Aboriginal people have another way of looking at the issue of "our" money. They believe "our" money is being made off their land. Some Canadian judges have agreed.

You see the pattern? Indians don't know how to live like civilized people, they like living like animals. And we're leaches living off welfare and paying no taxes, while white people come in taking the resources, not even hiring our people for menial jobs, and ruining things in our lives. Wrong, wrong, wrong!
In 2000, the Canadian Institute of Child Health reported 126 out of every 100,000 First Nations people has committed suicide, compared with 24 per 100,000 in the rest of the country...

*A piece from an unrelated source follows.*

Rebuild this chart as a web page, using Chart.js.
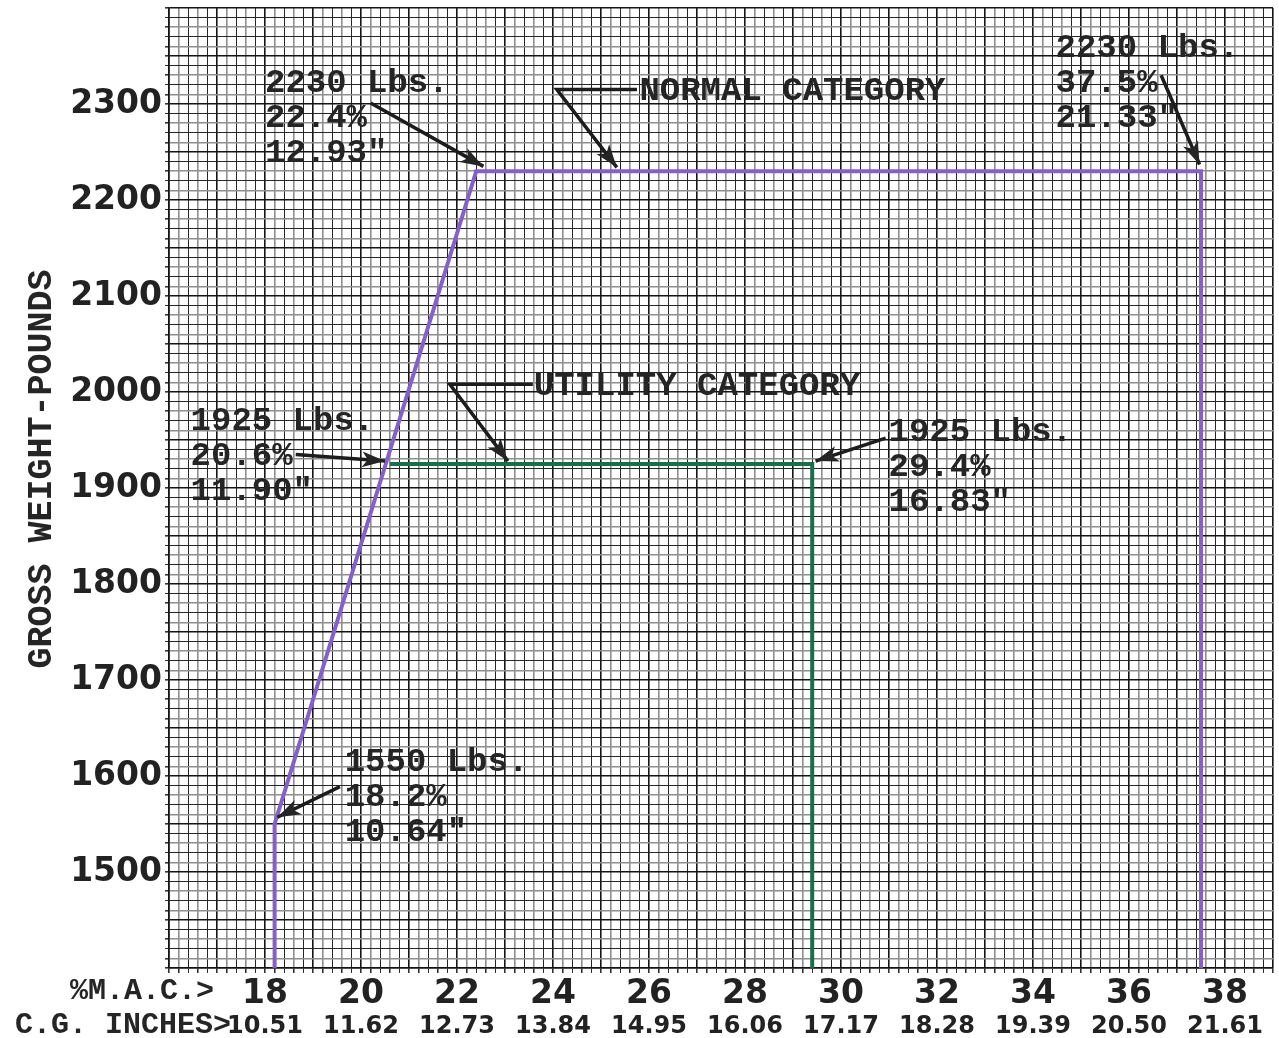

...I was reeling from this when I checked my emails before going to bed to find this, from Allan Saulis of the Maliseet Reserve in New Brunswick:

"There was another suicide this weekend in our community. ... This will be the third. ... How many more will it take for the authorities, governments, and the media to take affirmative action once and for all?"
Allan is from Tobique (my reserve) and a distant cousin. Two of the suicides are my first cousins, Gabriel Perley and Darren Perley. Gabe died in his father's home right next door to my mother's house. Darren was raised in the home on the other side of my mom. Politics are extremely divisive on Tobique and there was a man who laughed about these suicides and said something along the lines of, "Let all these Perleys kill themselves, who cares." In a terrible irony it was his son who was the third suicide.

One of the reasons I was glad to find this is because recently someone said there isn't any racism towards Indians anymore. As you can see this isn't true, there are several misconceptions and bigotted attitudes out there, and don't think that just because this is the way it is in Canada that it has nothing to do with the US. It is worse in the US.